* Start *

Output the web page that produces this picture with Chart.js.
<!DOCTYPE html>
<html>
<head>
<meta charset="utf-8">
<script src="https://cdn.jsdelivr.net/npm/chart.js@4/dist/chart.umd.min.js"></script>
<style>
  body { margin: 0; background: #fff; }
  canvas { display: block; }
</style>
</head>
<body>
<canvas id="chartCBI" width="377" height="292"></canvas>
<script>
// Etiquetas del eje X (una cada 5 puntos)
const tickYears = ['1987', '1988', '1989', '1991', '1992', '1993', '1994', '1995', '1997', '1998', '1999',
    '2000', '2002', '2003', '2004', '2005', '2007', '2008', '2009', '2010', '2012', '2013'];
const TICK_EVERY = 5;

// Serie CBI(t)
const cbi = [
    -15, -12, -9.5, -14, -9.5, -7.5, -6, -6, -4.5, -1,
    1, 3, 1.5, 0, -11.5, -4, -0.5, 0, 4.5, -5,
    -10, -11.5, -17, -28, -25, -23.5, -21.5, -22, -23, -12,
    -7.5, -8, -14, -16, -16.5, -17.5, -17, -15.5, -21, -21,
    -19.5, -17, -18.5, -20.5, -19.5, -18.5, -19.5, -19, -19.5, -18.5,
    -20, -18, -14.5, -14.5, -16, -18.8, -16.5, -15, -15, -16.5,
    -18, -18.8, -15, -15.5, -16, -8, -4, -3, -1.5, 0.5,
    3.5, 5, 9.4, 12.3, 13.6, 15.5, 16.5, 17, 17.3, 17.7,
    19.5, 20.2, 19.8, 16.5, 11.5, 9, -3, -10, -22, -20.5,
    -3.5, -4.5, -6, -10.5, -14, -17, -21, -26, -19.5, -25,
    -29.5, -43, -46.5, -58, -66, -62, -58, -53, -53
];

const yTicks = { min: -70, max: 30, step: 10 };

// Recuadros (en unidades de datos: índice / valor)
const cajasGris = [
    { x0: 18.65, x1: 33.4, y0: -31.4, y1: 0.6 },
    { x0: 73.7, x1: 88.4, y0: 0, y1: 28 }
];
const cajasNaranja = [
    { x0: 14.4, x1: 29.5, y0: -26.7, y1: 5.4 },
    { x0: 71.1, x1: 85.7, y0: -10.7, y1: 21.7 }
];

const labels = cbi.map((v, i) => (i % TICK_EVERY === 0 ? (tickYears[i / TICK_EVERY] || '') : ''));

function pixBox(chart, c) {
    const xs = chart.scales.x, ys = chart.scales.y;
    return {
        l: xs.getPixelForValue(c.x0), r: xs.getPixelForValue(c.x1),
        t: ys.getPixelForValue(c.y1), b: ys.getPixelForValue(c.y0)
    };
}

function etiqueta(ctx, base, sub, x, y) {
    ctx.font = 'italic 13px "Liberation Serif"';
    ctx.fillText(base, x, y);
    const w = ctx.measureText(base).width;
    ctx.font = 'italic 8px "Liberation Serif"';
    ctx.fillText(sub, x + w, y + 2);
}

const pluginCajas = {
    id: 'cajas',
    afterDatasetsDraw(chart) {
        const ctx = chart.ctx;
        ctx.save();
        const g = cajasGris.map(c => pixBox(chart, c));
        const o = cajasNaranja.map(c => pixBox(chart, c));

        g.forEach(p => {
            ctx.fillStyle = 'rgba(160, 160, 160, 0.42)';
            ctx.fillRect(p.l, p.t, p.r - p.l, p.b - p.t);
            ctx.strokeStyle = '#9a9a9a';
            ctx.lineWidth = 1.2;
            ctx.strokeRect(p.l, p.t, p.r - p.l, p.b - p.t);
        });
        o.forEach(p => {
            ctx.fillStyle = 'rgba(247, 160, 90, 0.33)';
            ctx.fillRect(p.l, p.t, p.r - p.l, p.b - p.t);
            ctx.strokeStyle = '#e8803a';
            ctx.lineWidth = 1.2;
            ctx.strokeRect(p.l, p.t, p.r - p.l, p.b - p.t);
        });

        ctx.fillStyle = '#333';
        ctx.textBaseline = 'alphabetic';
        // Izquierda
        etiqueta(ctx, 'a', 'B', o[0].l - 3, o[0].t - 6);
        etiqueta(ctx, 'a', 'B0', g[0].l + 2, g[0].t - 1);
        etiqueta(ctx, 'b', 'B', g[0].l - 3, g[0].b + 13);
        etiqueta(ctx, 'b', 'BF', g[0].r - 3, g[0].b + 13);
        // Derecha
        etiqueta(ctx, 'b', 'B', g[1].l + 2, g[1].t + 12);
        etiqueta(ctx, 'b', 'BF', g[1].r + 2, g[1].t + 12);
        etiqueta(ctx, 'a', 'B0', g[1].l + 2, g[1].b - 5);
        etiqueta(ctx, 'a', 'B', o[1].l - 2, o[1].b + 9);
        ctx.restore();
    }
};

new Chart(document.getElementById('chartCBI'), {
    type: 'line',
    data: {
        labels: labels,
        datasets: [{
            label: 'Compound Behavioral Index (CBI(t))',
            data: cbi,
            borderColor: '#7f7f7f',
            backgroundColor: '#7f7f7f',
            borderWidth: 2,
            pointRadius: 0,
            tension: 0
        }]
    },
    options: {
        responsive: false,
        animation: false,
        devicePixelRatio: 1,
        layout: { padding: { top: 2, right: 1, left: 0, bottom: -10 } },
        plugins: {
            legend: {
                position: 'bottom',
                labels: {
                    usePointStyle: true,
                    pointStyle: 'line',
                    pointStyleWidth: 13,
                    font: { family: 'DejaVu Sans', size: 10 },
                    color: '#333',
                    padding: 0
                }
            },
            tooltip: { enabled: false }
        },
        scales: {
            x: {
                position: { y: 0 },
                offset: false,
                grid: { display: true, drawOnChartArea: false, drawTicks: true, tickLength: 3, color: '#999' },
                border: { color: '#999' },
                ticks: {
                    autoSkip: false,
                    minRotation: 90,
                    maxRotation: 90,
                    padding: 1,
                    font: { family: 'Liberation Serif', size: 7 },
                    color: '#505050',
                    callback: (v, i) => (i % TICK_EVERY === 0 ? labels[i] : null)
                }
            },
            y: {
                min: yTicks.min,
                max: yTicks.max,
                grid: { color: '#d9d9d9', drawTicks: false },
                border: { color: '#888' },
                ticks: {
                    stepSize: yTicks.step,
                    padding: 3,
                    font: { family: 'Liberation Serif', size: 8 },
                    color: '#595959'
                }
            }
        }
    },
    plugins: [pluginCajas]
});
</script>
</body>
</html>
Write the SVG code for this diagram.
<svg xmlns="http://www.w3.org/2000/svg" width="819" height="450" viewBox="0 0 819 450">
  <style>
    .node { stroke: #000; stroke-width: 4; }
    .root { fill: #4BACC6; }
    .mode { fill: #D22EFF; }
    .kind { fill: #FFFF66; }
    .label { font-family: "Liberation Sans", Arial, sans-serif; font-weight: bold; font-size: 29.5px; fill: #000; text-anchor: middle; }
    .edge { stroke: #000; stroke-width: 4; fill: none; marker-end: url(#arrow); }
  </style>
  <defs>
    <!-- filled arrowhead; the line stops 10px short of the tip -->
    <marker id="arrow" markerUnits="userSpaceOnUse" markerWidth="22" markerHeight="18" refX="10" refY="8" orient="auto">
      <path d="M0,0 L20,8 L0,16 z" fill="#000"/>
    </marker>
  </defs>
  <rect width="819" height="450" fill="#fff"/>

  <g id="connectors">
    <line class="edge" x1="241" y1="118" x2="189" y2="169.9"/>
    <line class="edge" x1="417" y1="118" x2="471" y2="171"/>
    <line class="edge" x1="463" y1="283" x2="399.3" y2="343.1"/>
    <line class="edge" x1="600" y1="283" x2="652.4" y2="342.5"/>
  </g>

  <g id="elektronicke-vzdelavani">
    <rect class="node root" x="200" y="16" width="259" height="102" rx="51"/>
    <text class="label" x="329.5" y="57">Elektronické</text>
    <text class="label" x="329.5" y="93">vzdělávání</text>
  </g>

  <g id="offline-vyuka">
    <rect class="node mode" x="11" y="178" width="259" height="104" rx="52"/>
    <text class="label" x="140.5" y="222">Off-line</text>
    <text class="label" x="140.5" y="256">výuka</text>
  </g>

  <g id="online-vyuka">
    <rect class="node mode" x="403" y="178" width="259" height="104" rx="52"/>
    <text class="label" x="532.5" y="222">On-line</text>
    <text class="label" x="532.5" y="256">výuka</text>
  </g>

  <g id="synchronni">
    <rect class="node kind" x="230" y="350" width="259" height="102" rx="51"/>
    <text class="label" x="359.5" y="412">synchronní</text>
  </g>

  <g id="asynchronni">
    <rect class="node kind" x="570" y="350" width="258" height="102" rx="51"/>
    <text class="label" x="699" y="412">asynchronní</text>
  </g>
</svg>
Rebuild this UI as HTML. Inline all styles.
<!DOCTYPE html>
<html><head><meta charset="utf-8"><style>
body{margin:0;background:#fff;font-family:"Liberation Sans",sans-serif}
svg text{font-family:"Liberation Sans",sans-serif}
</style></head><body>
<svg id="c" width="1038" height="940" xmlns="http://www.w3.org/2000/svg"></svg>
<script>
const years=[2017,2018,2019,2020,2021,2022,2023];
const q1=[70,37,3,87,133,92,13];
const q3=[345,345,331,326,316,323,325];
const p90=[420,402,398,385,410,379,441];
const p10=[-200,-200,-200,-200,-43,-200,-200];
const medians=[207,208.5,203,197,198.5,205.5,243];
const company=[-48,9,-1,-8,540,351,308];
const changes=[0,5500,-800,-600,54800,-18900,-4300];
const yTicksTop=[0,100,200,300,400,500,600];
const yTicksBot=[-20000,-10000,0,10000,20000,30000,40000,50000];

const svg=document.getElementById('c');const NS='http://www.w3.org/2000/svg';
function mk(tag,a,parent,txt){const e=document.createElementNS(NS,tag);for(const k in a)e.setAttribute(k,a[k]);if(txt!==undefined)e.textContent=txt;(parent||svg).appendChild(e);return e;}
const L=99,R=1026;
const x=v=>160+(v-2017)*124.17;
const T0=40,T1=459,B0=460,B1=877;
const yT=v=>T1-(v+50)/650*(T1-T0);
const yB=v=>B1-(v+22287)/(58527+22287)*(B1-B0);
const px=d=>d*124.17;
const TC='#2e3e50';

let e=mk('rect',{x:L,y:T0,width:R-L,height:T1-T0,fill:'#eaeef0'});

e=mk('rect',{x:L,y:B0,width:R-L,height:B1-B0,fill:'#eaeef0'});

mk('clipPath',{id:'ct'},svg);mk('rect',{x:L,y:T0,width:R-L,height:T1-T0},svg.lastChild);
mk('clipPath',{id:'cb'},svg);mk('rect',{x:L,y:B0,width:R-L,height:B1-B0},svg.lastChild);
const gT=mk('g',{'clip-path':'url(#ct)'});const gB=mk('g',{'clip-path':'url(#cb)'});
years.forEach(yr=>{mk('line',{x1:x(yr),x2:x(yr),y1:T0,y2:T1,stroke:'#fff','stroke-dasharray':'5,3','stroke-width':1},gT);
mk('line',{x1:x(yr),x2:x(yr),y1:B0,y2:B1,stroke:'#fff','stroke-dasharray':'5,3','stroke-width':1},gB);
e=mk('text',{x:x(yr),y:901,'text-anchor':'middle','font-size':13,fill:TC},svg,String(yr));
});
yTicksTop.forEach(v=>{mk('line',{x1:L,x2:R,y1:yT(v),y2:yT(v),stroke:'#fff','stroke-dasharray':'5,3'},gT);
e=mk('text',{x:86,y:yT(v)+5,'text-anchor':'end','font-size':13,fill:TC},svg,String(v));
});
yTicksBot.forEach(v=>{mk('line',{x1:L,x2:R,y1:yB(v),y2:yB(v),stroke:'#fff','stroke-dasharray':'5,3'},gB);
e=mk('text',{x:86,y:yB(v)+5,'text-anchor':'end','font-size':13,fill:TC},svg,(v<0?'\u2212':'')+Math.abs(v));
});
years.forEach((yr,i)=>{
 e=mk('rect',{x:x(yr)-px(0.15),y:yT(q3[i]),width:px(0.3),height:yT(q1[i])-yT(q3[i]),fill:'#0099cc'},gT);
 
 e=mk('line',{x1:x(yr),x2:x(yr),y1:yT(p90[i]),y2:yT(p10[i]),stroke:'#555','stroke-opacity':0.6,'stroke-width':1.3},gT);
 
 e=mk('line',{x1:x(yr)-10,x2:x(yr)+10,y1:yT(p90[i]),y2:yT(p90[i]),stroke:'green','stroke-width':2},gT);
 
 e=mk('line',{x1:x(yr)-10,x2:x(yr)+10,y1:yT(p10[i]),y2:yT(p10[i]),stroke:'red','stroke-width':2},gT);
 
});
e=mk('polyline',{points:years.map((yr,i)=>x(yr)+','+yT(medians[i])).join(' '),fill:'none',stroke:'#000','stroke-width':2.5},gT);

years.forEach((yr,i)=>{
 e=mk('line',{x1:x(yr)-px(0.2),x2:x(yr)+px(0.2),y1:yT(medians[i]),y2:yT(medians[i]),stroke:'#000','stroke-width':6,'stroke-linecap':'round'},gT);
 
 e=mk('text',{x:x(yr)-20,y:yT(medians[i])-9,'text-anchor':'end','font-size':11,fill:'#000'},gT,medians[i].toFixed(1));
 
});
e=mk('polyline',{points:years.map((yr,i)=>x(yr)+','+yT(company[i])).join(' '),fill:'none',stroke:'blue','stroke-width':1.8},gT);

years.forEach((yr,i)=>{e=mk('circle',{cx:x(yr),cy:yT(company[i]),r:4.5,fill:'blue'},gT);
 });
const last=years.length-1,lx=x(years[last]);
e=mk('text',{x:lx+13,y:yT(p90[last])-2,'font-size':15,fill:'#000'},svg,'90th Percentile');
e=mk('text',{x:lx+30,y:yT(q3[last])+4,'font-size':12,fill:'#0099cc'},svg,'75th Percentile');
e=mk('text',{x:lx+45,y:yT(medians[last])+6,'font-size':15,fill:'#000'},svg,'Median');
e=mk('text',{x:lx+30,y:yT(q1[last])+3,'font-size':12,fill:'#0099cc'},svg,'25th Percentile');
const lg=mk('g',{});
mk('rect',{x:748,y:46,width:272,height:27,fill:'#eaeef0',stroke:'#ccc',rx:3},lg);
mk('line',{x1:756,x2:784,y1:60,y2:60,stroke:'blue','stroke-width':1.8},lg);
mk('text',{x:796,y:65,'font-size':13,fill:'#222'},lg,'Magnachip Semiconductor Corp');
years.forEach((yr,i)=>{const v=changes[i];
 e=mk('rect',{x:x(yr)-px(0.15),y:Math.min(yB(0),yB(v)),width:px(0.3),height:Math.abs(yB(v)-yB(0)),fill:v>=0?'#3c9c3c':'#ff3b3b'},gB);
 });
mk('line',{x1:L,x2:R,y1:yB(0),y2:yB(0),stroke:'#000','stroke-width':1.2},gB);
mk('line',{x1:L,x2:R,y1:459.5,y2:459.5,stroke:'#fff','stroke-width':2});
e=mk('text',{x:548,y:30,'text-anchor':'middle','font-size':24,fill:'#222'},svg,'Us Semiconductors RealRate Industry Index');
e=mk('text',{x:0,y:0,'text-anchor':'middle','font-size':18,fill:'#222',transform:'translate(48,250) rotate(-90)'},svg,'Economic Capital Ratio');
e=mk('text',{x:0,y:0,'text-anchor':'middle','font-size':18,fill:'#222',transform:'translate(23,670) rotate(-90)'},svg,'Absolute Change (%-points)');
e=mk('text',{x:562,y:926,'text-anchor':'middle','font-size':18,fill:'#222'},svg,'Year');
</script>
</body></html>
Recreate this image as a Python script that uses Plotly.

* End *

■ **TASK PROMPT**:
Quote, word for word, every line from the top of the entries through the line that holds "const labels = cbi.map((v, i)".

■ **THE RESPONSE**:
Output the web page that produces this picture with Chart.js.
<!DOCTYPE html>
<html>
<head>
<meta charset="utf-8">
<script src="https://cdn.jsdelivr.net/npm/chart.js@4/dist/chart.umd.min.js"></script>
<style>
  body { margin: 0; background: #fff; }
  canvas { display: block; }
</style>
</head>
<body>
<canvas id="chartCBI" width="377" height="292"></canvas>
<script>
// Etiquetas del eje X (una cada 5 puntos)
const tickYears = ['1987', '1988', '1989', '1991', '1992', '1993', '1994', '1995', '1997', '1998', '1999',
    '2000', '2002', '2003', '2004', '2005', '2007', '2008', '2009', '2010', '2012', '2013'];
const TICK_EVERY = 5;

// Serie CBI(t)
const cbi = [
    -15, -12, -9.5, -14, -9.5, -7.5, -6, -6, -4.5, -1,
    1, 3, 1.5, 0, -11.5, -4, -0.5, 0, 4.5, -5,
    -10, -11.5, -17, -28, -25, -23.5, -21.5, -22, -23, -12,
    -7.5, -8, -14, -16, -16.5, -17.5, -17, -15.5, -21, -21,
    -19.5, -17, -18.5, -20.5, -19.5, -18.5, -19.5, -19, -19.5, -18.5,
    -20, -18, -14.5, -14.5, -16, -18.8, -16.5, -15, -15, -16.5,
    -18, -18.8, -15, -15.5, -16, -8, -4, -3, -1.5, 0.5,
    3.5, 5, 9.4, 12.3, 13.6, 15.5, 16.5, 17, 17.3, 17.7,
    19.5, 20.2, 19.8, 16.5, 11.5, 9, -3, -10, -22, -20.5,
    -3.5, -4.5, -6, -10.5, -14, -17, -21, -26, -19.5, -25,
    -29.5, -43, -46.5, -58, -66, -62, -58, -53, -53
];

const yTicks = { min: -70, max: 30, step: 10 };

// Recuadros (en unidades de datos: índice / valor)
const cajasGris = [
    { x0: 18.65, x1: 33.4, y0: -31.4, y1: 0.6 },
    { x0: 73.7, x1: 88.4, y0: 0, y1: 28 }
];
const cajasNaranja = [
    { x0: 14.4, x1: 29.5, y0: -26.7, y1: 5.4 },
    { x0: 71.1, x1: 85.7, y0: -10.7, y1: 21.7 }
];

const labels = cbi.map((v, i) => (i % TICK_EVERY === 0 ? (tickYears[i / TICK_EVERY] || '') : ''));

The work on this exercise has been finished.